Let $p(t) = \sum p_k t^k$ be a polynomial in $\mathbb{Z}[t]$, with $p_0=1$. Is there a necessary and sufficient condition (congruence or other) on the coefficients $p_k$ such that $p(t)$ admits a square root in $\mathbb{Z}[[t]]$?
More generally, is there a necessary and sufficient condition for $p(t)$ to have an $n$-th root in $\mathbb{Z}[[t]]$?
Based on the fact that $(1+n^2z)^{1/n} \in \mathbb{Z}[[z]]$ for any $n \in \mathbb{Z}^+$, we obtain a sufficient condition, namely that $n^2 \mid p_k$ for all $k>0$. This is, however, very weak.
Edit: Clarified notation as per one of the comments. Also, a recent paper `On the Integrality of $n$th Roots of Generating Functions' by Heninger, Rains, and Sloane provides a criterion that may be of some use:
"Let $\mu_n = n \prod_{q \mid n} q$ where $q$ ranges over the primes dividing $n$. Then $f= \sum u_n t^n \in \mathbb{Z}[[t]]$ admits an $n$th root in $\mathbb{Z}[[t]]$ if and only if $f \mod \mu_n$ does as well."

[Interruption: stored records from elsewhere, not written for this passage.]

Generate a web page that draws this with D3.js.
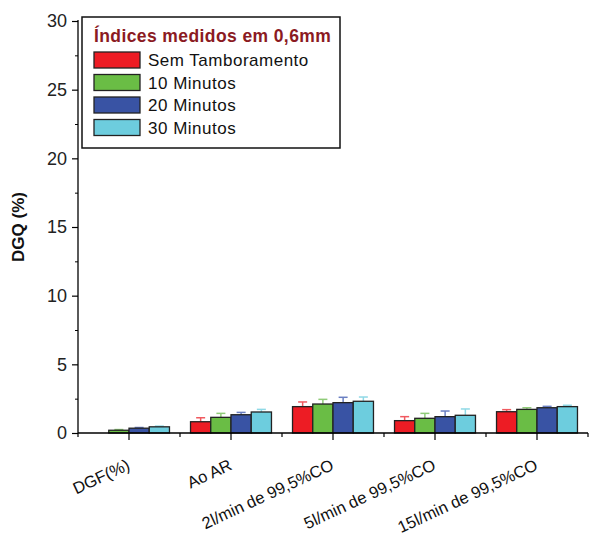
<!DOCTYPE html>
<html>
<head>
<meta charset="utf-8">
<script src="https://cdn.jsdelivr.net/npm/d3@7"></script>
<style>
  body { margin: 0; background: #fff; }
  svg { font-family: "Liberation Sans", Arial, sans-serif; }
</style>
</head>
<body>
<div id="chart"></div>
<script>
const width = 592, height = 537;

// data
const categories = ["DGF(%)", "Ao AR", "2l/min de 99,5%CO", "5l/min de 99,5%CO", "15l/min de 99,5%CO"];
const series = ["Sem Tamboramento", "10 Minutos", "20 Minutos", "30 Minutos"];
const semTamb = [0, 0.82, 1.92, 0.90, 1.55];
const min10 = [0.20, 1.14, 2.11, 1.07, 1.72];
const min20 = [0.35, 1.33, 2.21, 1.19, 1.84];
const min30 = [0.45, 1.53, 2.31, 1.29, 1.92];
const errSem = [0, 0.29, 0.34, 0.29, 0.15];
const err10 = [0.05, 0.29, 0.34, 0.36, 0.12];
const err20 = [0.05, 0.17, 0.39, 0.41, 0.10];
const err30 = [0.05, 0.19, 0.31, 0.46, 0.10];
const yTicks = [0, 5, 10, 15, 20, 25, 30];

const fills = ["#ed1c24", "#6abd45", "#3953a4", "#6dcdde"];
const errColors = ["#f05a60", "#8fcb78", "#6a7fc2", "#8fd9e6"];

const values = [semTamb, min10, min20, min30];
const errors = [errSem, err10, err20, err30];

const svg = d3.select("#chart").append("svg")
    .attr("width", width)
    .attr("height", height);

const x = d3.scaleBand(categories, [78, 588]);
const xs = d3.scaleBand(series, [0, x.bandwidth()]).paddingOuter(0.52);
const y = d3.scaleLinear([0, 30], [433, 21]);

// bars
const rows = [];
categories.forEach((c, i) => {
    series.forEach((s, j) => {
        rows.push({cat: c, s: s, j: j, v: values[j][i], e: errors[j][i]});
    });
});

const g = svg.append("g");

// error bars (upper only), drawn under bar outlines
const eb = g.selectAll(".err").data(rows.filter(d => d.v > 0)).join("g")
    .attr("stroke", d => errColors[d.j])
    .attr("stroke-width", 1.5);
eb.append("line")
    .attr("x1", d => x(d.cat) + xs(d.s) + xs.bandwidth() / 2)
    .attr("x2", d => x(d.cat) + xs(d.s) + xs.bandwidth() / 2)
    .attr("y1", d => y(d.v))
    .attr("y2", d => y(d.v + d.e));
eb.append("line")
    .attr("x1", d => x(d.cat) + xs(d.s) + xs.bandwidth() / 2 - 4.5)
    .attr("x2", d => x(d.cat) + xs(d.s) + xs.bandwidth() / 2 + 4.5)
    .attr("y1", d => y(d.v + d.e))
    .attr("y2", d => y(d.v + d.e));

g.selectAll("rect.bar").data(rows.filter(d => d.v > 0)).join("rect")
    .attr("class", "bar")
    .attr("x", d => x(d.cat) + xs(d.s))
    .attr("y", d => y(d.v))
    .attr("width", xs.bandwidth())
    .attr("height", d => y(0) - y(d.v))
    .attr("fill", d => fills[d.j])
    .attr("stroke", "#222")
    .attr("stroke-width", 1.3);

// y axis
const yAxis = svg.append("g")
    .attr("transform", "translate(78,0)")
    .call(d3.axisLeft(y).tickValues(yTicks).tickSize(6).tickPadding(5));
yAxis.select(".domain").attr("d", `M0,${y(30) - 1}V${y(0)}`).attr("stroke-width", 1.3);
yAxis.selectAll(".tick line").attr("stroke-width", 1.2);
yAxis.selectAll("text").attr("font-size", 18).attr("fill", "#222")
    .attr("font-family", "Liberation Sans, Arial, sans-serif");

const yMinor = svg.append("g")
    .attr("transform", "translate(78,0)")
    .call(d3.axisLeft(y).tickValues([2.5, 7.5, 12.5, 17.5, 22.5, 27.5]).tickSize(3).tickFormat(""));
yMinor.select(".domain").remove();

svg.append("text")
    .attr("transform", `translate(24,${(y(0) + y(30)) / 2}) rotate(-90)`)
    .attr("text-anchor", "middle")
    .attr("font-size", 17)
    .attr("font-weight", "bold")
    .attr("fill", "#111")
    .text("DGQ (%)");

// x axis
const xAxis = svg.append("g")
    .attr("transform", `translate(0,${y(0)})`)
    .call(d3.axisBottom(x).tickSize(7).tickFormat(""));
xAxis.select(".domain").attr("d", `M78,0H588`).attr("stroke-width", 1.3);
xAxis.selectAll(".tick line").attr("stroke-width", 1.2);

const bounds = categories.map(c => x(c)).concat([x.range()[1]]);
svg.append("g").selectAll("line").data(bounds).join("line")
    .attr("x1", d => d).attr("x2", d => d)
    .attr("y1", y(0)).attr("y2", y(0) + 4)
    .attr("stroke", "#000").attr("stroke-width", 1.2);

svg.append("g").selectAll("text").data(categories).join("text")
    .attr("transform", d => `translate(${x(d) + x.bandwidth() / 2 + 2},${y(0) + 36}) rotate(-25)`)
    .attr("text-anchor", "end")
    .attr("font-size", 16.5)
    .attr("fill", "#111")
    .text(d => d);

// legend
const lg = svg.append("g").attr("transform", "translate(82,17)");
lg.append("rect")
    .attr("width", 258).attr("height", 131)
    .attr("fill", "#fff").attr("stroke", "#111").attr("stroke-width", 1.5);
lg.append("text")
    .attr("x", 12).attr("y", 25)
    .attr("font-size", 17.5)
    .attr("font-weight", "bold")
    .attr("letter-spacing", 0.4)
    .attr("fill", "#8b1a22")
    .text("Índices medidos em 0,6mm");
const item = lg.selectAll(".item").data(series).join("g")
    .attr("transform", (d, i) => `translate(12,${35 + i * 22.5})`);
item.append("rect")
    .attr("width", 46).attr("height", 16)
    .attr("fill", (d, i) => fills[i])
    .attr("stroke", "#222").attr("stroke-width", 1.3);
item.append("text")
    .attr("x", 54).attr("y", 14)
    .attr("font-size", 17)
    .attr("letter-spacing", 0.5)
    .attr("fill", "#111")
    .text(d => d);
</script>
</body>
</html>
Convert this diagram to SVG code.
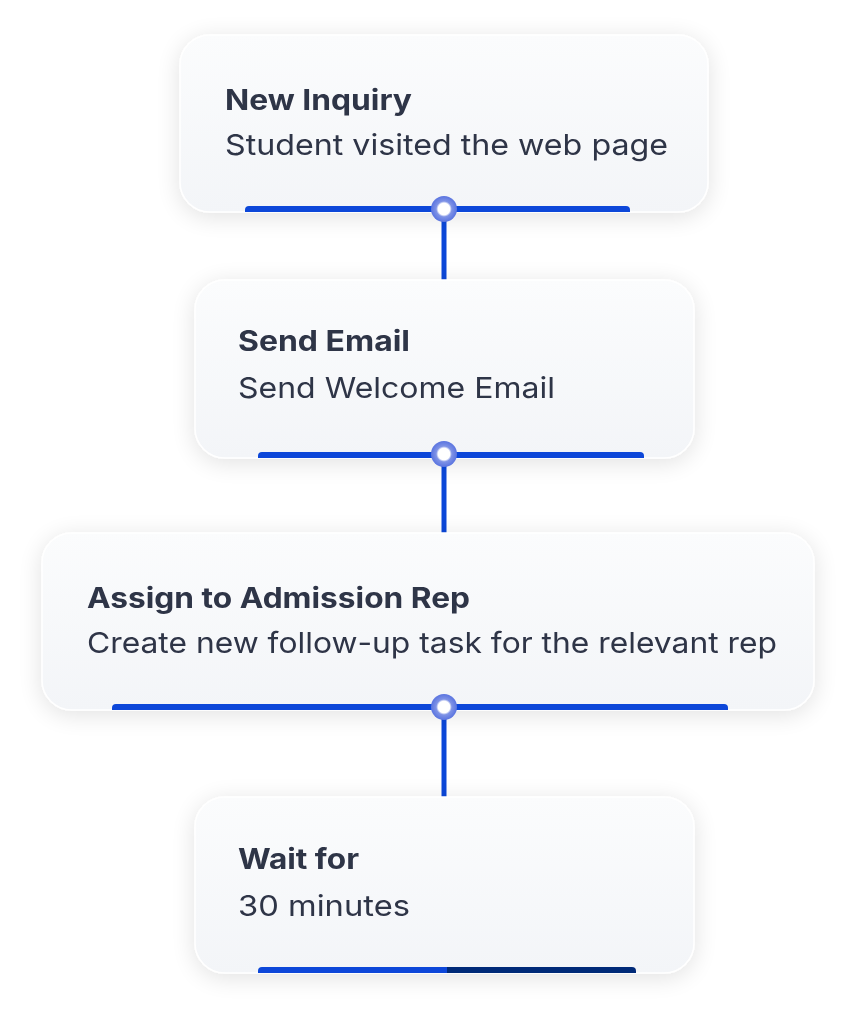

As such, we can hope to get lucky and have some reduction that is obviously an $n$th power (for example, if $f \mod \mu_n$ is the power of some polynomial, instead of just a power series. Note of course that this does not resolve our original question.
Edit II: This question has been untouched for a long while, but perhaps this will help another as a reference. For completeness, I'd like to add that the condition that $p$ reduce modulo $\mu_n$ to the $n$th power of a polynomial in $\mathbb{Z}[t]$ is actually both sufficient and necessary for $p$ to admit an $n$th root in $\mathbb{Z}[[t]]$ (given, of course, that $p(0)=1$). The proof relies on the following combinatorial lemma, that $\mu_n \mid (\mu_n/n)^k \binom{n}{k}$ for $k=1,\ldots, n$. One may then show that our $n$th roots of $p(t)$, say $\sum a_n t^n \in \mathbb{Z}[[t]]$, reduce to polynomials $\mod \mu_n/n$, by showing that $n a_n$ is eventually divisible by $(\mu_n/n)^k \binom{n}{k}$ for some $k$, through a symmetry/combinatorial argument.